======== SOURCE DATA

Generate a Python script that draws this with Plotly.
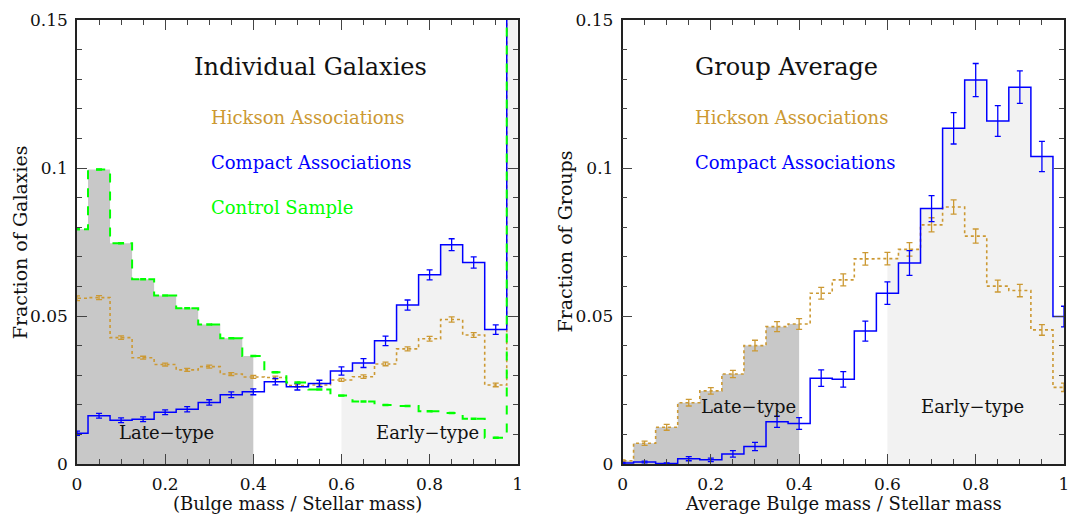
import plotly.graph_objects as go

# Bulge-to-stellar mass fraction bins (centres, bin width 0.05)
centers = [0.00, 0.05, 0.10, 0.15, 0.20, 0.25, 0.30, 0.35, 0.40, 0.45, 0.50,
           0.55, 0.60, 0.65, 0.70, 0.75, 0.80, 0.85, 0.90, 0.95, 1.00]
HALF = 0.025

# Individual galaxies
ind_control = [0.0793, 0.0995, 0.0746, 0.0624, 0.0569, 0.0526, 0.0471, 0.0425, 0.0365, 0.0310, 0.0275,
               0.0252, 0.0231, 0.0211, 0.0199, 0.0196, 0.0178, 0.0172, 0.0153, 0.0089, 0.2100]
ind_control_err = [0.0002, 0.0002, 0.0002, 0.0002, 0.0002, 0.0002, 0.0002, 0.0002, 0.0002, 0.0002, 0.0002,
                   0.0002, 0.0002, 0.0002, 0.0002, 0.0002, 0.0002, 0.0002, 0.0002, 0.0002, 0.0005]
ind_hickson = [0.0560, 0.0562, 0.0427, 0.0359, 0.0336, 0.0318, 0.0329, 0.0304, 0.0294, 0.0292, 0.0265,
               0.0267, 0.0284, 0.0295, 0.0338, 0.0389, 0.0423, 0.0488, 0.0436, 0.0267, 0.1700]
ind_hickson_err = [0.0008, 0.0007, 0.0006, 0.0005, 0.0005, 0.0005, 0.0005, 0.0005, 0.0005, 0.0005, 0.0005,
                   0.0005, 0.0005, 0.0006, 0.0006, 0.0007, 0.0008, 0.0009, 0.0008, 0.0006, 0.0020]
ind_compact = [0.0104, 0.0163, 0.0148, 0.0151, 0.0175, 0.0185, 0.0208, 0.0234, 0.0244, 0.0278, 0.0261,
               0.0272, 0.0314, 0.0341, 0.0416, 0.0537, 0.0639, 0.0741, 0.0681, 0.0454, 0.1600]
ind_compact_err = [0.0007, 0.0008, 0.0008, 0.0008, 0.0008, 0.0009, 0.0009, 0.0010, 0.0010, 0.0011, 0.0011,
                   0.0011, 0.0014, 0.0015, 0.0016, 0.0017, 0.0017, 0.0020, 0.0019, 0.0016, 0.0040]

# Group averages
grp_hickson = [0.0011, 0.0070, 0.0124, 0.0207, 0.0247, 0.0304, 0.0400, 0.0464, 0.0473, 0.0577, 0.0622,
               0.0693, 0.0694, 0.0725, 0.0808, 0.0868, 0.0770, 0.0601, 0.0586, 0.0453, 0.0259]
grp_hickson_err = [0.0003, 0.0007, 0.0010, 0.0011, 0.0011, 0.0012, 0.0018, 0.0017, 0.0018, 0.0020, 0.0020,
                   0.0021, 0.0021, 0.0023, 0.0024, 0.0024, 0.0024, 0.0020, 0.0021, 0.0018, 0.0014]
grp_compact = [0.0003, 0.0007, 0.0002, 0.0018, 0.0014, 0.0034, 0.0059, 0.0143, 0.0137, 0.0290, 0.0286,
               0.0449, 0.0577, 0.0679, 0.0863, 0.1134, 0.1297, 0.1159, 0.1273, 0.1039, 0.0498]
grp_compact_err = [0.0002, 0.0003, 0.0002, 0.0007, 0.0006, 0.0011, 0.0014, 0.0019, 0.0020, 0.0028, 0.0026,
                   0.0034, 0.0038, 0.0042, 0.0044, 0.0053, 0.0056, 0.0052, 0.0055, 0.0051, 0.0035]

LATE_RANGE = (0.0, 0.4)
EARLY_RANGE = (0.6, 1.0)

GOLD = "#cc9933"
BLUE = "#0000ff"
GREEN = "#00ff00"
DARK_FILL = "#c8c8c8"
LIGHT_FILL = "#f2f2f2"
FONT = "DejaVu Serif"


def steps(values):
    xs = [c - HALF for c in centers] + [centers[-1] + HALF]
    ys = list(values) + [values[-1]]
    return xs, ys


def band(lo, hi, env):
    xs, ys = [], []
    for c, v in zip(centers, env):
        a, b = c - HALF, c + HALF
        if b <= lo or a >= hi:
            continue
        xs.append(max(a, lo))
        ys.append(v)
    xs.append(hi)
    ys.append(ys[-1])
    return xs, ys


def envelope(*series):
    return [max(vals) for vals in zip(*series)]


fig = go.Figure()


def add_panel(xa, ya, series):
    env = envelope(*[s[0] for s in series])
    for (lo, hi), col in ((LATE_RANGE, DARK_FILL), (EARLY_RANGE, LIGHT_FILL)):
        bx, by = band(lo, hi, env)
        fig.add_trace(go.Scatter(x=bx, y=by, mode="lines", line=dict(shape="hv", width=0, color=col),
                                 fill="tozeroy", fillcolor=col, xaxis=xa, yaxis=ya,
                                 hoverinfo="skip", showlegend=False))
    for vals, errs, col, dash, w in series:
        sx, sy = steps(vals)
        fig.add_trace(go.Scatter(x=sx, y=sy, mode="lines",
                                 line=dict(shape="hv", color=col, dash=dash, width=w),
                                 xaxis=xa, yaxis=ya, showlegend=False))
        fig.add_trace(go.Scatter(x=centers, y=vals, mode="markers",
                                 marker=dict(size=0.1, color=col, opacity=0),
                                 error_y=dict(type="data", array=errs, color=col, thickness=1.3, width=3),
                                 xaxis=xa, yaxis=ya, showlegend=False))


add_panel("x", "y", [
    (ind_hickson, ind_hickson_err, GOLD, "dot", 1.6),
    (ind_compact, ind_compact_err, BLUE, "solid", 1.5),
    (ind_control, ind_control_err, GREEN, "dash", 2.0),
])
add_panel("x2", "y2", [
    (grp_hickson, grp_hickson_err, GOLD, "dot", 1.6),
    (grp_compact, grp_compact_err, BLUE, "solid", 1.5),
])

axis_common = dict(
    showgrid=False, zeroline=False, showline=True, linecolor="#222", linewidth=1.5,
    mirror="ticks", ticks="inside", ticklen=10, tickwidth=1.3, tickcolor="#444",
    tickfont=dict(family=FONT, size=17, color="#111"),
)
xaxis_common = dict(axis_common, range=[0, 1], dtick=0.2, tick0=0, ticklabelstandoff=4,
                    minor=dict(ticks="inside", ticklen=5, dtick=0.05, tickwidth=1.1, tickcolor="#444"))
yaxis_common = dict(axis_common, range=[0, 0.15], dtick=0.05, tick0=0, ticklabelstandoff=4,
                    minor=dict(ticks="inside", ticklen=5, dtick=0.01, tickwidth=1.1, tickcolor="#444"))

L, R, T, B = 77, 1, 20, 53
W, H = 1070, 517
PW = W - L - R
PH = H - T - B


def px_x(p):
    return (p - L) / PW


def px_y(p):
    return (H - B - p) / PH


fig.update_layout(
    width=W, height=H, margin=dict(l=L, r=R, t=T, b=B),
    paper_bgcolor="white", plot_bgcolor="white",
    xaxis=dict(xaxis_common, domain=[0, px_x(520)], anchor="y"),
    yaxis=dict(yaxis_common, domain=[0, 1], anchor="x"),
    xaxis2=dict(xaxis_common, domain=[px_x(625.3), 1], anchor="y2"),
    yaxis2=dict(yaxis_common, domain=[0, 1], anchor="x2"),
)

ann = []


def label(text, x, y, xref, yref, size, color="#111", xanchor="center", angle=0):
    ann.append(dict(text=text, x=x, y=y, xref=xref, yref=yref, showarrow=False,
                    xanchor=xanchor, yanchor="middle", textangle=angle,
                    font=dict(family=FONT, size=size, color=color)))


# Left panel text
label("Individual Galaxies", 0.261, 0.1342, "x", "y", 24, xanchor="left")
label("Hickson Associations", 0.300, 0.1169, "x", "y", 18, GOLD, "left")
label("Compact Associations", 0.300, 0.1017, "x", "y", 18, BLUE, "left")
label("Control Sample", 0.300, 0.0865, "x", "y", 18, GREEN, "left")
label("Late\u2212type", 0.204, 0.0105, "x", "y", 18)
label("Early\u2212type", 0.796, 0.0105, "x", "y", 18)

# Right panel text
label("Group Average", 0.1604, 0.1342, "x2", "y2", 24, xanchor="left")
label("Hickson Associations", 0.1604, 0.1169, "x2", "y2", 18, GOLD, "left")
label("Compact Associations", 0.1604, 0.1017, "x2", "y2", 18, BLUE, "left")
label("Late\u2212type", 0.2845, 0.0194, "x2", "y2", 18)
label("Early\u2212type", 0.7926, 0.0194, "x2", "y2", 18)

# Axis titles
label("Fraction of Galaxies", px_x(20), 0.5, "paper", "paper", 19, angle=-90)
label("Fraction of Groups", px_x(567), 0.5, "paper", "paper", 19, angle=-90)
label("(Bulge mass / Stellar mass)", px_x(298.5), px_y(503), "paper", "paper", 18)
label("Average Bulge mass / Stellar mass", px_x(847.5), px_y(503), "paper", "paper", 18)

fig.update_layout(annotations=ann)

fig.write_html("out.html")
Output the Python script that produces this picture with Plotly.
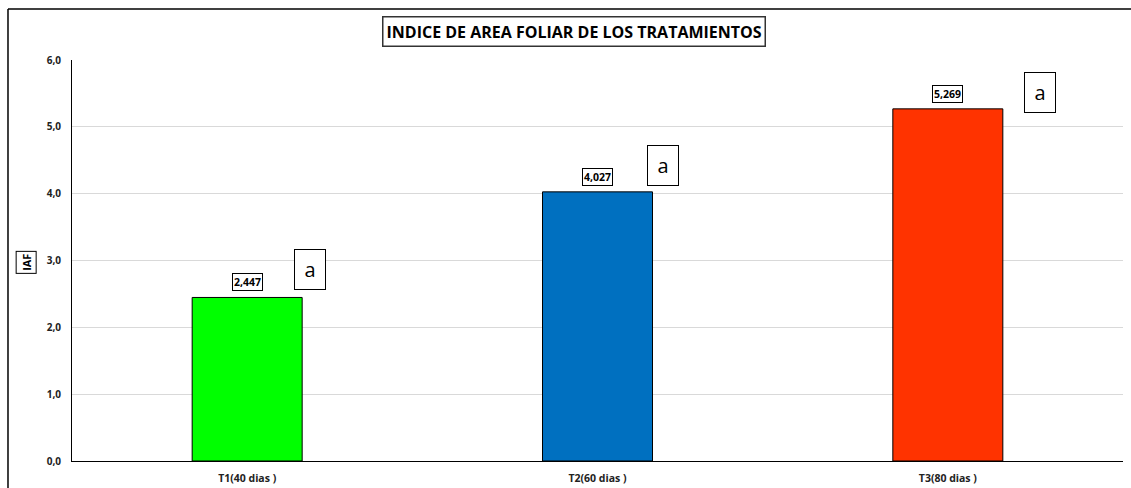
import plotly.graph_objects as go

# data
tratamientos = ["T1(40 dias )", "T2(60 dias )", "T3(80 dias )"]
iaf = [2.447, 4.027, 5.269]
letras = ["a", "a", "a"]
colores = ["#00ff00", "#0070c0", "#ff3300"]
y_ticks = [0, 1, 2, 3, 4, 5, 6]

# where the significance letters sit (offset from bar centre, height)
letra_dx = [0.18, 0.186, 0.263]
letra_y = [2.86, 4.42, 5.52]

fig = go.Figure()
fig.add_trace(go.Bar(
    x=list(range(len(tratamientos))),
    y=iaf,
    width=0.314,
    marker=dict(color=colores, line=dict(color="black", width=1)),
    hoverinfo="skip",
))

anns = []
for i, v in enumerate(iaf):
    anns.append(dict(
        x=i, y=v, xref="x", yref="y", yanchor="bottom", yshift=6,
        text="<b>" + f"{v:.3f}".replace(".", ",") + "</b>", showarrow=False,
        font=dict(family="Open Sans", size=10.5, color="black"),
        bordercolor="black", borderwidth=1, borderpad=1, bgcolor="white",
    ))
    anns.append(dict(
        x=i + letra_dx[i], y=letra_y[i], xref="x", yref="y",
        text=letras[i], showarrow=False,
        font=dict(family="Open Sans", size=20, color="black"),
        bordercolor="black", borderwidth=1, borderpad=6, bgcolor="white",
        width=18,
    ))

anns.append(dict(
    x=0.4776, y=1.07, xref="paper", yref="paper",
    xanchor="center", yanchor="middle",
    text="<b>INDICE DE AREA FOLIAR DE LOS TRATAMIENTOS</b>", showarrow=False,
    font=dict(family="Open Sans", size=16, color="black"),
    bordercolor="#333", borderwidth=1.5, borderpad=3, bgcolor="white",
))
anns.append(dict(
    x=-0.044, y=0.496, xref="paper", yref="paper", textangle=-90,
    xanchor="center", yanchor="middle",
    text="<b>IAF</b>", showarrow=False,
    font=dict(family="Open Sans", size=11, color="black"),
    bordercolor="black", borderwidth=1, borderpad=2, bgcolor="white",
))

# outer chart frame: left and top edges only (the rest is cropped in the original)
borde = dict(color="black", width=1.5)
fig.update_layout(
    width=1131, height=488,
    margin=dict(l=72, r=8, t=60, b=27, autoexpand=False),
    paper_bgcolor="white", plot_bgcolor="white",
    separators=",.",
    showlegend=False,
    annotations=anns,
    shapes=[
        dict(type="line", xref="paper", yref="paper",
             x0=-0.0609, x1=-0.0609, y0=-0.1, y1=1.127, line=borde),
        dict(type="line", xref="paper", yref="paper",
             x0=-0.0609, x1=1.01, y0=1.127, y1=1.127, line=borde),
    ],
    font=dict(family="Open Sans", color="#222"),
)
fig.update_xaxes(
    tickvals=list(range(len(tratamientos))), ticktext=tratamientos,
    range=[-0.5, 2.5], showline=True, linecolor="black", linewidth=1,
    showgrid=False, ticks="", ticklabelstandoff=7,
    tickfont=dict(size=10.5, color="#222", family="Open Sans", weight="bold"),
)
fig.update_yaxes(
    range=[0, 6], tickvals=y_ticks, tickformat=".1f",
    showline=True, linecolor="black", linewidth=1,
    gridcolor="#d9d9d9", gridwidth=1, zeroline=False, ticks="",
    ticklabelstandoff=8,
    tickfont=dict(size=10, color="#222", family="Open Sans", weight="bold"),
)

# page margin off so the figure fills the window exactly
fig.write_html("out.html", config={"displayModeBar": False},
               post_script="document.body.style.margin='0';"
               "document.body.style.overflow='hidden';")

================

◆ **PROBLEM STATEMENT**: How many lines in the listing contain "this"? Answer with the number alone.

◆ **REPLY**: 2